==== Task input ====
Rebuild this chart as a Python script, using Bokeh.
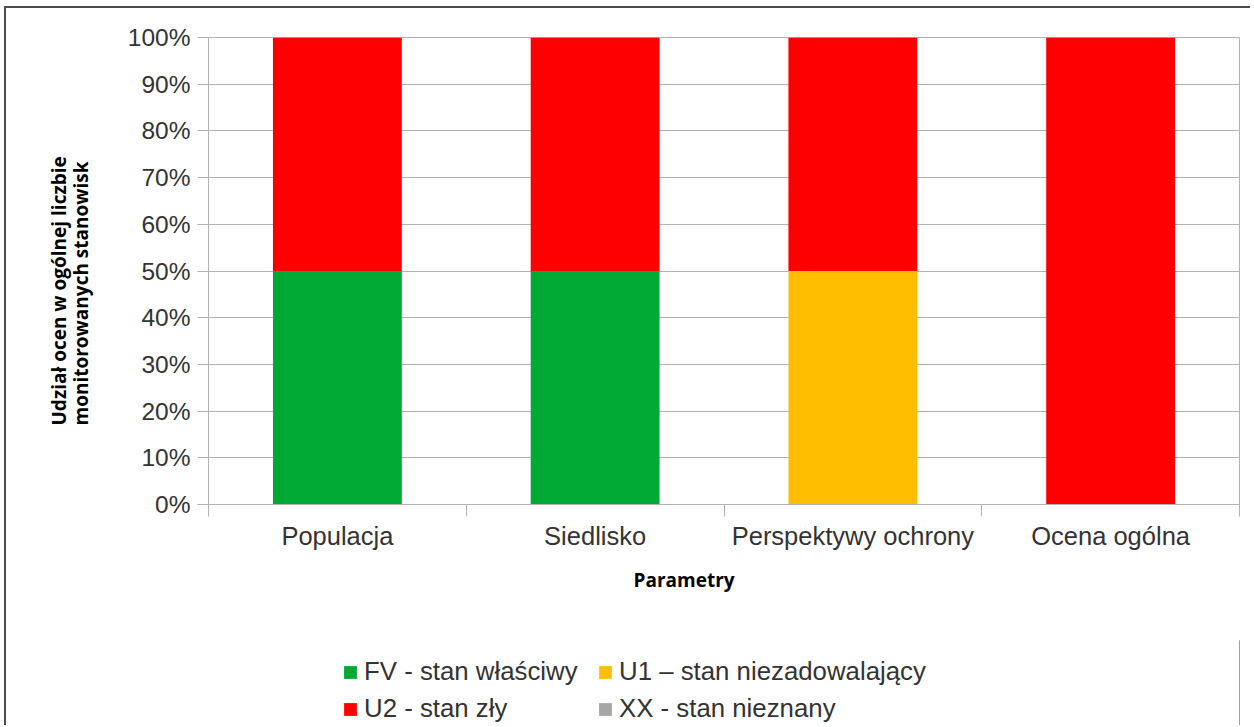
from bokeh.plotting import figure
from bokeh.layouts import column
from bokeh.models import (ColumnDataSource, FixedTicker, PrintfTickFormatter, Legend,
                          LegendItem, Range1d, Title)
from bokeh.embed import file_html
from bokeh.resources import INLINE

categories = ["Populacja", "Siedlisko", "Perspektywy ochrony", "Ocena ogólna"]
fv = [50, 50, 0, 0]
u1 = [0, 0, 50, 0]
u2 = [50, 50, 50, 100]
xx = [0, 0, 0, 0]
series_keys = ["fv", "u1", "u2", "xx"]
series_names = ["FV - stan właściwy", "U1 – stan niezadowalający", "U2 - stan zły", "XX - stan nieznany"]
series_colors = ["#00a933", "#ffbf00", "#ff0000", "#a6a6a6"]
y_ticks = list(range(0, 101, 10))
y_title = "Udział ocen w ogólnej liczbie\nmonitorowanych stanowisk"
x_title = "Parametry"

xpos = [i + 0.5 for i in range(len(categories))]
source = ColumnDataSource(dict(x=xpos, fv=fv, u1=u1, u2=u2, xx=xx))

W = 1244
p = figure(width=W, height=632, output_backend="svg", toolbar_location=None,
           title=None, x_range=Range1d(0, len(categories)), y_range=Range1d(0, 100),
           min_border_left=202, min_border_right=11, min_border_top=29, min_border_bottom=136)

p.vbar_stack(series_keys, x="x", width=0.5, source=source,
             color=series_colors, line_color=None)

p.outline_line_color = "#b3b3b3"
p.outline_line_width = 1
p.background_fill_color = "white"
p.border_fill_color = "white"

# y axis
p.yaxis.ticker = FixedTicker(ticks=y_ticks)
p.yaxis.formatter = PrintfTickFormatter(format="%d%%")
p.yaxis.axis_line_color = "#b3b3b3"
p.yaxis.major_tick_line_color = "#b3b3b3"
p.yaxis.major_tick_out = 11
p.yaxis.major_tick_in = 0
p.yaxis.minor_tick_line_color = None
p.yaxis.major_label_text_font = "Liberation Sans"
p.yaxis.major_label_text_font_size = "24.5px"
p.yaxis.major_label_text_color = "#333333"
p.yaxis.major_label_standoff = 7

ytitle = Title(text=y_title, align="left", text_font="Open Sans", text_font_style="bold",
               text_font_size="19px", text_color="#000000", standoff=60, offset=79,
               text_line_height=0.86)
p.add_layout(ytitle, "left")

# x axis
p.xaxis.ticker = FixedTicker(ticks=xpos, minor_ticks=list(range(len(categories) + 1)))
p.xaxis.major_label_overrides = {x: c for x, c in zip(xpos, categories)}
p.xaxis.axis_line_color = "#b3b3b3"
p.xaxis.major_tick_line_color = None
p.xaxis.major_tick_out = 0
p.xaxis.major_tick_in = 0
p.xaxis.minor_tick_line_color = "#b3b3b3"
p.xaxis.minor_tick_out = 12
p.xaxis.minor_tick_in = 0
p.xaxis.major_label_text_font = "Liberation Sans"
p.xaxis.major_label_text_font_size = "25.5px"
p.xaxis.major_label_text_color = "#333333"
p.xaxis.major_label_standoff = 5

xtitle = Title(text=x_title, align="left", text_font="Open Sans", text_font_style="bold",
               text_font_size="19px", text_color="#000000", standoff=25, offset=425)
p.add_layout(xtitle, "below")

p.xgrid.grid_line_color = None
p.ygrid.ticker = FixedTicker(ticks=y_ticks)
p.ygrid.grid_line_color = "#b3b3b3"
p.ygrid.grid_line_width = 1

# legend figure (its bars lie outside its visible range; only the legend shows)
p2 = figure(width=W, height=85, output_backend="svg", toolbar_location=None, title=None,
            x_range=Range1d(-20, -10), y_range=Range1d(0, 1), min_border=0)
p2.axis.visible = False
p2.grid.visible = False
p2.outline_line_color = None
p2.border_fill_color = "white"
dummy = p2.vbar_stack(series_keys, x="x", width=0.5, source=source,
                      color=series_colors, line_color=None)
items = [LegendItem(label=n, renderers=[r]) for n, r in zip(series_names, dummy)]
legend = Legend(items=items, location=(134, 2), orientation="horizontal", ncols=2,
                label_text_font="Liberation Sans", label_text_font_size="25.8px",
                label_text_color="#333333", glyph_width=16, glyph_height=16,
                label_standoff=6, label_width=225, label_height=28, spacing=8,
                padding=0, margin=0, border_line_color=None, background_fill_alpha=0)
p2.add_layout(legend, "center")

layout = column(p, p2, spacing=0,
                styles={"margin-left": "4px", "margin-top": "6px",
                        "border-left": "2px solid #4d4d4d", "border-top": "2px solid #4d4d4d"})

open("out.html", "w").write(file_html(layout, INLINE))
====
==== Task input ====
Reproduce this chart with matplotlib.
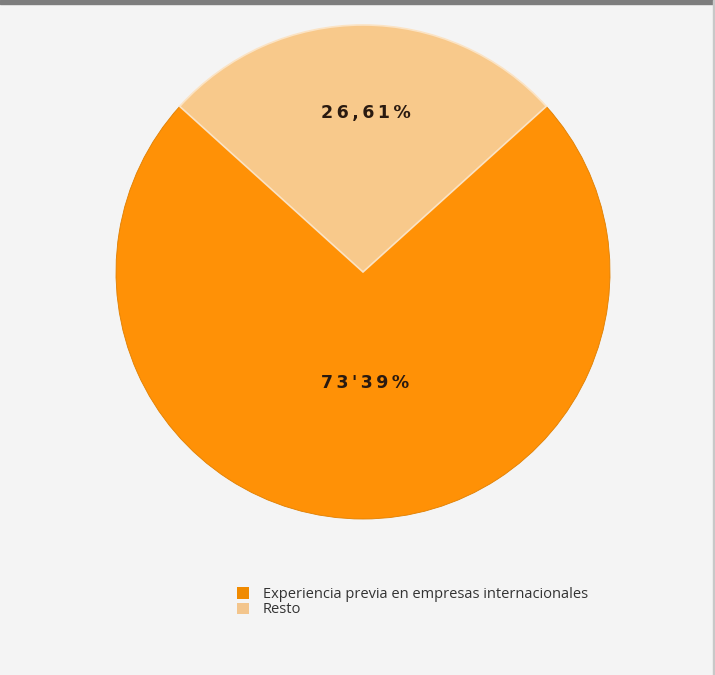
====
==== Task input ====
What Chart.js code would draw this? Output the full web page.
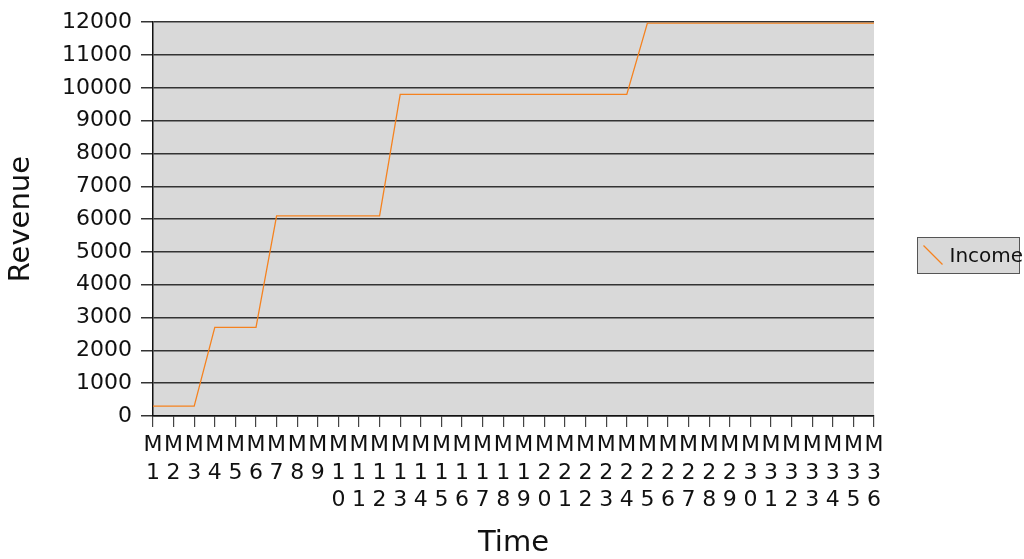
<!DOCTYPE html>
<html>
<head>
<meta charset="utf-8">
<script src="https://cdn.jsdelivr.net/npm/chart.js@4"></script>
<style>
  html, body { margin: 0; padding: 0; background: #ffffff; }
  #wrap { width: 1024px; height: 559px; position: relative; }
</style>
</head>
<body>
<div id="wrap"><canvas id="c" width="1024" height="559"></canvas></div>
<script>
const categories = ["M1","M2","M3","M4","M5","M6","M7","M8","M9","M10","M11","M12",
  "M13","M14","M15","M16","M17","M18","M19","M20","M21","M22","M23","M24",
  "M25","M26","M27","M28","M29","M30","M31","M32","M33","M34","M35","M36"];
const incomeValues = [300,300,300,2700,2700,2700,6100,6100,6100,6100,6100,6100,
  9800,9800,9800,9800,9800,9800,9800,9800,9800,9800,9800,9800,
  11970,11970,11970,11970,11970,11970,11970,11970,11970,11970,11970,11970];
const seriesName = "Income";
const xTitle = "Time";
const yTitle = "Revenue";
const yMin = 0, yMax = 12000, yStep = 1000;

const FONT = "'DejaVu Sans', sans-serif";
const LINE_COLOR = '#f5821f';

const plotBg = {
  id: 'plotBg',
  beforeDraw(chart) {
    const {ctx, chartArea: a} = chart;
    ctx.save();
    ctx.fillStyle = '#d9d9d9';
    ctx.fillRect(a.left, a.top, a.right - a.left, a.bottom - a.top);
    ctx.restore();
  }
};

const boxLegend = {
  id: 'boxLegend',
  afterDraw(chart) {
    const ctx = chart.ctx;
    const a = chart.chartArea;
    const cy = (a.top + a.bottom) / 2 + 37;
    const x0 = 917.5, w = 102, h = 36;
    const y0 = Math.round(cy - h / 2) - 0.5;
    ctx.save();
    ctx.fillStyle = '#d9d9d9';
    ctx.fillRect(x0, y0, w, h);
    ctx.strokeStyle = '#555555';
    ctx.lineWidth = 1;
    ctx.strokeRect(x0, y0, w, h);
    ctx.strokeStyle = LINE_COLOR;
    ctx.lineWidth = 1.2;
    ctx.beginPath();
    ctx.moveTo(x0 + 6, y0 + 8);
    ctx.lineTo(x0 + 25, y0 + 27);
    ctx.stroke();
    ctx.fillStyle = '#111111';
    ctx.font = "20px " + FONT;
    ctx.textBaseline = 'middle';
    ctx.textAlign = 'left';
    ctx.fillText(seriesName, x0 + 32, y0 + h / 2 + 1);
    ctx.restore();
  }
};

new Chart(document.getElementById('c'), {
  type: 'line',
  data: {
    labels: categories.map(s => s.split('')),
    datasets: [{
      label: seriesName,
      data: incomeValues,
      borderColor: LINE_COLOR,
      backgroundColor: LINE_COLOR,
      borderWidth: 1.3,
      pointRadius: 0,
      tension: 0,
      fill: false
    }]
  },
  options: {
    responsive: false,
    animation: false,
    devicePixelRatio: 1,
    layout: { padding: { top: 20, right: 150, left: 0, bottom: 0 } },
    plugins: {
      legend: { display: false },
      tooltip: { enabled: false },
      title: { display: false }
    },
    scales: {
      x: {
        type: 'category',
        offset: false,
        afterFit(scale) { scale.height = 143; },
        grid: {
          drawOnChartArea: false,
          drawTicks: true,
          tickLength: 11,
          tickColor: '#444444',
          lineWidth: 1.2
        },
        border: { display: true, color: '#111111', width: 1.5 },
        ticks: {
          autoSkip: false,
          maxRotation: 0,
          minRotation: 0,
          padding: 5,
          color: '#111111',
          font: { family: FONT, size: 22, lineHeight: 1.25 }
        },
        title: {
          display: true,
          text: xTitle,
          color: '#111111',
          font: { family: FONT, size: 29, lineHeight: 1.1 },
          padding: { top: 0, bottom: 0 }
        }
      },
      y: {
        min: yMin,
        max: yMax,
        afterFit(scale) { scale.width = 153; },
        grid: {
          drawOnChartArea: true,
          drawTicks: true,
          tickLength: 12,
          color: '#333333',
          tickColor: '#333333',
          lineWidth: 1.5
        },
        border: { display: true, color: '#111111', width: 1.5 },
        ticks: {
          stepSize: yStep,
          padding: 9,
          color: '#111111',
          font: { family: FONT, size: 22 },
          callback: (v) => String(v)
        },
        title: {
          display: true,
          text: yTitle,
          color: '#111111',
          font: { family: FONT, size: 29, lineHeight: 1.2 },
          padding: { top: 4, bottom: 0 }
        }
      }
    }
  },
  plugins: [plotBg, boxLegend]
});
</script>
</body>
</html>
====
* _Requirement_
All lines above starting at the one with "Rebuild this chart" and ending at the one with "from bokeh.resources import INLINE", inclusive, are to be printed again exactly, with the pictures left out.

* _Exercise result_
Rebuild this chart as a Python script, using Bokeh.
from bokeh.plotting import figure
from bokeh.layouts import column
from bokeh.models import (ColumnDataSource, FixedTicker, PrintfTickFormatter, Legend,
                          LegendItem, Range1d, Title)
from bokeh.embed import file_html
from bokeh.resources import INLINE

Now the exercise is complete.